To Sit or Stand, that is the question?

Is the standing workstation better than a sitting one?

Don't try this at home!

Don’t try this at home!

As an ergonomics provider, we are often asked by clients which is better, a Sit or Stand workstation?  It is understandable for many people to get tired of sitting at a desk for 8 hours a day and want to change things up.  Also recently published studies have talked about how sitting is killing us and has put people on notice.

Sitting isn’t new, office/workstation environments have been doing this for hundreds, if not thousands of years.  I am sure people didn’t come to this conclusion based the fact they didn’t try standing and doing their work, but they felt the benefits of sitting was more conducive office/clerical work.  Fast forward to today, and I am finding more people asking to stand at their workstations because it is a “healthier” option.  The thing is there is a “but” to this belief.

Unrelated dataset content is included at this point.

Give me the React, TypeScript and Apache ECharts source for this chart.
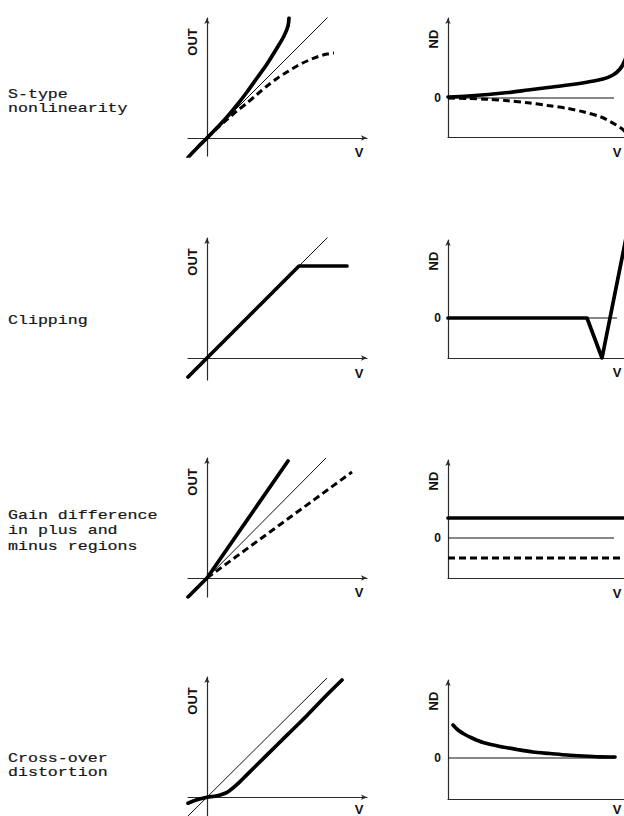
import { useEffect, useRef } from "react";
import * as echarts from "echarts";

// ---------- data (V on x, OUT / ND on y; arbitrary units) ----------
// Row 1: S-type nonlinearity
const sIdentity = [[-1.9, -1.9], [12.2, 12.2]];
const sOutSolid = [[-1.9, -1.95], [-1, -1.0], [0, 0], [1, 1.02], [2, 2.1], [3, 3.3], [4, 4.6], [5, 6.0], [6, 7.4], [7, 9.0], [7.7, 10.2], [8.1, 11.2], [8.2, 12.0]];
const sOutDashed = [[0, 0], [1, 0.95], [2, 1.85], [3, 2.7], [4, 3.5], [5, 4.35], [6, 5.2], [7, 5.95], [8, 6.6], [9, 7.2], [10, 7.7], [11, 8.1], [12, 8.4], [12.7, 8.5]];
const sNdZero = [[0, 0], [16.6, 0]];
const sNdSolid = [[0, 0.1], [2, 0.2], [4, 0.35], [6, 0.55], [8, 0.8], [10, 1.05], [12, 1.3], [14, 1.6], [15.5, 1.9], [16.5, 2.3], [17.2, 2.9], [17.7, 3.8], [18.0, 5.0], [18.2, 6.5], [18.3, 8.0]];
const sNdDashed = [[0, 0], [2, -0.05], [4, -0.12], [6, -0.28], [8, -0.48], [10, -0.75], [12, -1.05], [13.6, -1.4], [15.3, -1.9], [16.3, -2.4], [17.3, -3.0], [17.8, -3.5], [18.1, -4.0]];

// Row 2: Clipping
const clipIdentity = [[-1.9, -1.9], [12.1, 12.1]];
const clipOut = [[-1.9, -1.9], [9.2, 9.2], [14.0, 9.2]];
const clipNdZero = [[0, 0], [16.9, 0]];
const clipNd = [[0, 0], [13.9, 0], [15.4, -4.0], [17.5, 6.5], [17.8, 8.0]];

// Row 3: Gain difference in plus and minus regions
const gainIdentity = [[-1.9, -1.9], [11.9, 12.0]];
const gainPlus = [[-1.9, -1.9], [0, 0], [8.1, 11.7]];
const gainMinus = [[0, 0], [14.5, 10.6]];
const gainNdZero = [[0, 0], [16.6, 0]];
const gainNdPlus = [[0, 2.0], [20, 2.0]];
const gainNdMinus = [[0, -2.0], [20, -2.0]];

// Row 4: Cross-over distortion
const crossIdentity = [[-1.9, -1.9], [12.0, 12.1]];
const crossOut = [[-1.9, -0.6], [-1, -0.25], [0, 0], [1, 0.15], [2, 0.5], [3, 1.3], [4, 2.3], [6, 4.3], [8, 6.3], [10, 8.3], [12, 10.4], [13.5, 11.9]];
const crossNdZero = [[0, 0], [16.7, 0]];
const crossNd = [[0.5, 3.3], [1.0, 2.8], [1.6, 2.4], [2.4, 2.0], [3.5, 1.55], [5.2, 1.15], [6.9, 0.85], [8.5, 0.6], [10.2, 0.45], [11.9, 0.3], [13.5, 0.2], [15.2, 0.12], [16.7, 0.1]];

const rowLabels = [
  ["S-type", "nonlinearity"],
  ["Clipping"],
  ["Gain difference", "in plus and", "minus regions"],
  ["Cross-over", "distortion"],
];

// ---------- layout ----------
type Panel = { left: number; top: number; width: number; height: number; x: [number, number]; y: [number, number]; nd: boolean };
const panels: Panel[] = [
  { left: 188, top: 18, width: 179, height: 138, x: [-1.9, 16.0], y: [-1.8, 12.0], nd: false },
  { left: 448, top: 18, width: 200, height: 119, x: [0, 20], y: [-3.9, 8.0], nd: true },
  { left: 188, top: 238, width: 179, height: 142, x: [-1.9, 16.0], y: [-2.2, 12.0], nd: false },
  { left: 448, top: 240, width: 200, height: 118, x: [0, 20], y: [-4.0, 7.8], nd: true },
  { left: 188, top: 458, width: 179, height: 139, x: [-1.9, 16.0], y: [-1.9, 12.0], nd: false },
  { left: 448, top: 460, width: 200, height: 118, x: [0, 20], y: [-4.0, 7.8], nd: true },
  { left: 188, top: 677, width: 179, height: 141, x: [-1.9, 16.0], y: [-1.9, 12.2], nd: false },
  { left: 448, top: 680, width: 200, height: 119, x: [0, 20], y: [-4.1, 7.8], nd: true },
];
const rowLabelY = [[94, 108], [320], [515, 530, 546], [758, 772]];
const vLabelY = [152, 152, 373, 372, 592, 593, 809, 809];

const INK = "#111";
const AXIS = "#2a2a2a";

type Kind = "thin" | "thick" | "dash";
function line(gi: number, data: number[][], kind: Kind, smooth = false) {
  const base: any = {
    type: "line",
    xAxisIndex: gi,
    yAxisIndex: gi,
    data,
    symbol: "none",
    smooth: smooth ? 0.3 : false,
    silent: true,
    clip: true,
  };
  if (kind === "thin") base.lineStyle = { color: INK, width: 1 };
  if (kind === "thick") base.lineStyle = { color: "#000", width: 3.7, cap: "round", join: "round" };
  if (kind === "dash") base.lineStyle = { color: "#000", width: 3, type: [7, 4] };
  return base;
}

function buildOption() {
  const grid = panels.map((p) => ({ left: p.left, top: p.top, width: p.width, height: p.height, containLabel: false }));
  const xAxis = panels.map((p, i) => ({
    type: "value",
    gridIndex: i,
    min: p.x[0],
    max: p.x[1],
    axisLine: { show: true, onZero: !p.nd, symbol: ["none", "arrow"], symbolSize: [4, 6], lineStyle: { color: AXIS, width: 1.2 } },
    axisTick: { show: false },
    axisLabel: { show: false },
    splitLine: { show: false },
  }));
  const yAxis = panels.map((p, i) => ({
    type: "value",
    gridIndex: i,
    min: p.y[0],
    max: p.y[1],
    axisLine: { show: true, onZero: true, symbol: ["none", "arrow"], symbolSize: [4, 6], lineStyle: { color: AXIS, width: 1.2 } },
    axisTick: { show: false },
    axisLabel: p.nd
      ? { show: true, customValues: [0], margin: 7, fontFamily: "Liberation Sans", fontWeight: "bold", fontSize: 12, color: INK }
      : { show: false },
    splitLine: { show: false },
  }));

  const series = [
    line(0, sIdentity, "thin"),
    line(0, sOutDashed, "dash", true),
    line(0, sOutSolid, "thick", true),
    line(1, sNdZero, "thin"),
    line(1, sNdDashed, "dash", true),
    line(1, sNdSolid, "thick", true),
    line(2, clipIdentity, "thin"),
    line(2, clipOut, "thick"),
    line(3, clipNdZero, "thin"),
    line(3, clipNd, "thick"),
    line(4, gainIdentity, "thin"),
    line(4, gainMinus, "dash"),
    line(4, gainPlus, "thick"),
    line(5, gainNdZero, "thin"),
    line(5, gainNdMinus, "dash"),
    line(5, gainNdPlus, "thick"),
    line(6, crossIdentity, "thin"),
    line(6, crossOut, "thick", true),
    line(7, crossNdZero, "thin"),
    line(7, crossNd, "thick", true),
  ];

  const graphic: any[] = [];
  rowLabels.forEach((lines, r) => {
    lines.forEach((t, k) => {
      graphic.push({
        type: "text",
        x: 8,
        y: rowLabelY[r][k],
        scaleX: 1.23,
        silent: true,
        style: {
          text: t,
          font: '13.5px "Liberation Mono"',
          fill: "#161616",
          stroke: "#161616",
          lineWidth: 0.2,
          align: "left",
          verticalAlign: "middle",
        },
      });
    });
  });
  const axisFont = 'bold 13px "Liberation Sans"';
  panels.forEach((p, i) => {
    graphic.push({
      type: "text",
      x: p.nd ? 433 : 192,
      y: p.top + (p.nd ? 21 : 24),
      rotation: Math.PI / 2,
      silent: true,
      style: { text: p.nd ? "ND" : "OUT", font: axisFont, fill: INK, align: "center", verticalAlign: "middle" },
    });
    graphic.push({
      type: "text",
      x: p.nd ? 617 : 359,
      y: vLabelY[i],
      silent: true,
      style: { text: "V", font: axisFont, fill: INK, align: "center", verticalAlign: "middle" },
    });
  });

  return { animation: false, backgroundColor: "#fff", grid, xAxis, yAxis, series, graphic };
}

export default function App() {
  const ref = useRef<HTMLDivElement>(null);
  useEffect(() => {
    if (!ref.current) return;
    const chart = echarts.init(ref.current, null, { renderer: "svg" });
    chart.setOption(buildOption() as any);
    return () => chart.dispose();
  }, []);
  return (
    <div style={{ position: "absolute", left: 0, top: 0, width: 624, height: 816, overflow: "hidden", background: "#fff" }}>
      <div ref={ref} style={{ width: 680, height: 816 }} />
    </div>
  );
}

The dangers of sitting for prolonged periods of time is more about the static postures.  Our body functions best when moving, it improves blood flow, strength, and balance.  Static postures on the other hand contributes to poor circulation and muscle weakness.  This combined with a poor posture leads to the many aches and pains we experience from prolonged seated postures.

Standing postures reduce pressures in the spine when compared to sitting and when an individual is set up correctly, can encourage proper spinal alignment without any exterior support.  The “but”, related to standing postures, is related to many of the same issues you experience with sitting and maybe a little more.  Static standing postures, tax the circulatory system due the need to move blood from our lower body to the heart.  Also people often experience increased foot pain and back pain with extended standing.

So if sitting is bad for you, and standing is bad for you, what do you do?  The main thing that people need to focus on is the static posture.  I only recommend standing workstation with people who have pre-existing back issues and only get relief from pain with standing vs. sitting.  Most healthy individuals can tolerate a sitting posture without any long-term effects as long as the workstation is set-up properly and they take frequent breaks to move and stretch.  Ideally I think a sit-to-stand workstation would fit the bill nicely, because it encourages people to frequently change their posture.  This is not an inexpensive solution at $500+, but it is an alternative for people who want to split their time sitting and standing.

Overall if you are healthy, a standing workstation is not necessary.  Focus on taking a micro-stretch break every 30 minutes to an hour, to help address the static postures and you can help improve your health around your sitting postures.